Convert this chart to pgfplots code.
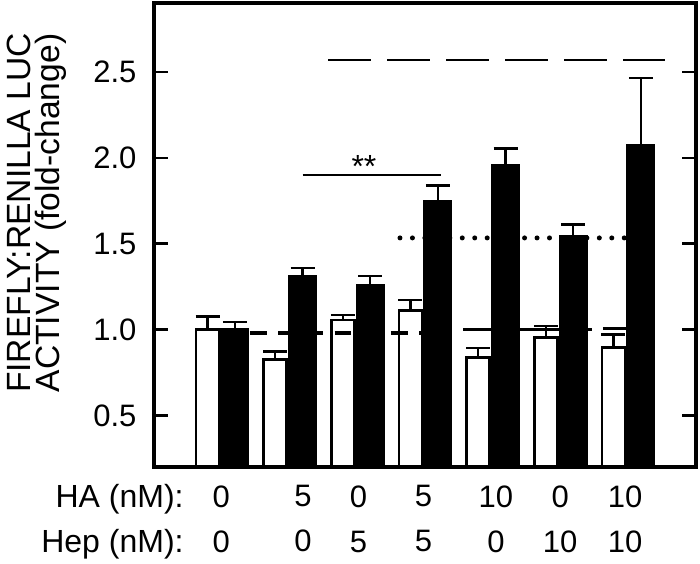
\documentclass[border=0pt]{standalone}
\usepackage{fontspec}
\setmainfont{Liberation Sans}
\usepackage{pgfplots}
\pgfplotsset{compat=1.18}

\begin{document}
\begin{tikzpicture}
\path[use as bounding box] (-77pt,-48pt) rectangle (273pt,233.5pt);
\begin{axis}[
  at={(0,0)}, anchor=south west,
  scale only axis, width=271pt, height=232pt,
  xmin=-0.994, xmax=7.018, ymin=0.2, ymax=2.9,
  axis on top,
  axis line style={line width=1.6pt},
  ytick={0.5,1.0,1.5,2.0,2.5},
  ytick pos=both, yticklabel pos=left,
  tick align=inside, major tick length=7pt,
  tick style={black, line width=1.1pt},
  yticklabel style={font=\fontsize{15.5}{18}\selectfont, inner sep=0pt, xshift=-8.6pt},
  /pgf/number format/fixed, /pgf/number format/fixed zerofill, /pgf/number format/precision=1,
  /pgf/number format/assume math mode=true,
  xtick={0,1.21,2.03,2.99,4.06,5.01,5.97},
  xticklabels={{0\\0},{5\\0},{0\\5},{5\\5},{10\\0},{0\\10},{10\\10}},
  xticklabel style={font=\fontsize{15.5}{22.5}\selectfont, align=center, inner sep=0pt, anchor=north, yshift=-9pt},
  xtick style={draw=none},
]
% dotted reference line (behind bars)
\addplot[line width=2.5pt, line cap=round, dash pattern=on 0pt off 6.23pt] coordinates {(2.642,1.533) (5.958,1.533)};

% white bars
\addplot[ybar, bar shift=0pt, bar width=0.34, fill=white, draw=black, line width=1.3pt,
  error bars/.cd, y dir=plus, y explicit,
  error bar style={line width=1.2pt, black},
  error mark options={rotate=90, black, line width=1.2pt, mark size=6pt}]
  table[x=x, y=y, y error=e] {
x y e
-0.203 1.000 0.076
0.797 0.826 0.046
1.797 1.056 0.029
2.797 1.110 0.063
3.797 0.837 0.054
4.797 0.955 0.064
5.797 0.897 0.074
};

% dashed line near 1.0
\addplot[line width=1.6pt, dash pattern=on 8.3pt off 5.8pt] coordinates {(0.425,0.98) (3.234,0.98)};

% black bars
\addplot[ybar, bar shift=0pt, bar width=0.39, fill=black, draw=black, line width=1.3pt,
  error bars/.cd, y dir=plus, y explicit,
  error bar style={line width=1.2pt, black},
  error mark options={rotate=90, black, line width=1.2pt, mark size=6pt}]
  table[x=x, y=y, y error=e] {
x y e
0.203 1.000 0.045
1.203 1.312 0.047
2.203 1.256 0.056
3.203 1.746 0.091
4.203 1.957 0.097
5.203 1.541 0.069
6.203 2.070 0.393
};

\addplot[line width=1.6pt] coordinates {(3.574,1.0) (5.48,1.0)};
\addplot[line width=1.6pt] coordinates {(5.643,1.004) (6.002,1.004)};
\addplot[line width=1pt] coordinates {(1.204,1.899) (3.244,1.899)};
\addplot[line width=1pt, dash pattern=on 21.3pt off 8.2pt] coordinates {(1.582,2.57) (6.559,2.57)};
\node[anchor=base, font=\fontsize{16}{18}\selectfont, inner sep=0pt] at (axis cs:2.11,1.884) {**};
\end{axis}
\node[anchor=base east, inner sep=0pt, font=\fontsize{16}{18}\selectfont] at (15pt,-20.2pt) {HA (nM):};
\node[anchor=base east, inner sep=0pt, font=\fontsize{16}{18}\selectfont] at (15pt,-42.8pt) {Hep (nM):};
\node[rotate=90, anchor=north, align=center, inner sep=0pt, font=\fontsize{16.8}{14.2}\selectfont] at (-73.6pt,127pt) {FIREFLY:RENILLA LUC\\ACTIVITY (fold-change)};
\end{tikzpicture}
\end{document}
# # # # #
### WHAT YOU SHOULD DO
Could you repeat all of the material exactly? Pictures should not be copied.

### TASK ANSWER
Convert this chart to pgfplots code.
\documentclass[border=0pt]{standalone}
\usepackage{fontspec}
\setmainfont{Liberation Sans}
\usepackage{pgfplots}
\pgfplotsset{compat=1.18}

\begin{document}
\begin{tikzpicture}
\path[use as bounding box] (-77pt,-48pt) rectangle (273pt,233.5pt);
\begin{axis}[
  at={(0,0)}, anchor=south west,
  scale only axis, width=271pt, height=232pt,
  xmin=-0.994, xmax=7.018, ymin=0.2, ymax=2.9,
  axis on top,
  axis line style={line width=1.6pt},
  ytick={0.5,1.0,1.5,2.0,2.5},
  ytick pos=both, yticklabel pos=left,
  tick align=inside, major tick length=7pt,
  tick style={black, line width=1.1pt},
  yticklabel style={font=\fontsize{15.5}{18}\selectfont, inner sep=0pt, xshift=-8.6pt},
  /pgf/number format/fixed, /pgf/number format/fixed zerofill, /pgf/number format/precision=1,
  /pgf/number format/assume math mode=true,
  xtick={0,1.21,2.03,2.99,4.06,5.01,5.97},
  xticklabels={{0\\0},{5\\0},{0\\5},{5\\5},{10\\0},{0\\10},{10\\10}},
  xticklabel style={font=\fontsize{15.5}{22.5}\selectfont, align=center, inner sep=0pt, anchor=north, yshift=-9pt},
  xtick style={draw=none},
]
% dotted reference line (behind bars)
\addplot[line width=2.5pt, line cap=round, dash pattern=on 0pt off 6.23pt] coordinates {(2.642,1.533) (5.958,1.533)};

% white bars
\addplot[ybar, bar shift=0pt, bar width=0.34, fill=white, draw=black, line width=1.3pt,
  error bars/.cd, y dir=plus, y explicit,
  error bar style={line width=1.2pt, black},
  error mark options={rotate=90, black, line width=1.2pt, mark size=6pt}]
  table[x=x, y=y, y error=e] {
x y e
-0.203 1.000 0.076
0.797 0.826 0.046
1.797 1.056 0.029
2.797 1.110 0.063
3.797 0.837 0.054
4.797 0.955 0.064
5.797 0.897 0.074
};

% dashed line near 1.0
\addplot[line width=1.6pt, dash pattern=on 8.3pt off 5.8pt] coordinates {(0.425,0.98) (3.234,0.98)};

% black bars
\addplot[ybar, bar shift=0pt, bar width=0.39, fill=black, draw=black, line width=1.3pt,
  error bars/.cd, y dir=plus, y explicit,
  error bar style={line width=1.2pt, black},
  error mark options={rotate=90, black, line width=1.2pt, mark size=6pt}]
  table[x=x, y=y, y error=e] {
x y e
0.203 1.000 0.045
1.203 1.312 0.047
2.203 1.256 0.056
3.203 1.746 0.091
4.203 1.957 0.097
5.203 1.541 0.069
6.203 2.070 0.393
};

\addplot[line width=1.6pt] coordinates {(3.574,1.0) (5.48,1.0)};
\addplot[line width=1.6pt] coordinates {(5.643,1.004) (6.002,1.004)};
\addplot[line width=1pt] coordinates {(1.204,1.899) (3.244,1.899)};
\addplot[line width=1pt, dash pattern=on 21.3pt off 8.2pt] coordinates {(1.582,2.57) (6.559,2.57)};
\node[anchor=base, font=\fontsize{16}{18}\selectfont, inner sep=0pt] at (axis cs:2.11,1.884) {**};
\end{axis}
\node[anchor=base east, inner sep=0pt, font=\fontsize{16}{18}\selectfont] at (15pt,-20.2pt) {HA (nM):};
\node[anchor=base east, inner sep=0pt, font=\fontsize{16}{18}\selectfont] at (15pt,-42.8pt) {Hep (nM):};
\node[rotate=90, anchor=north, align=center, inner sep=0pt, font=\fontsize{16.8}{14.2}\selectfont] at (-73.6pt,127pt) {FIREFLY:RENILLA LUC\\ACTIVITY (fold-change)};
\end{tikzpicture}
\end{document}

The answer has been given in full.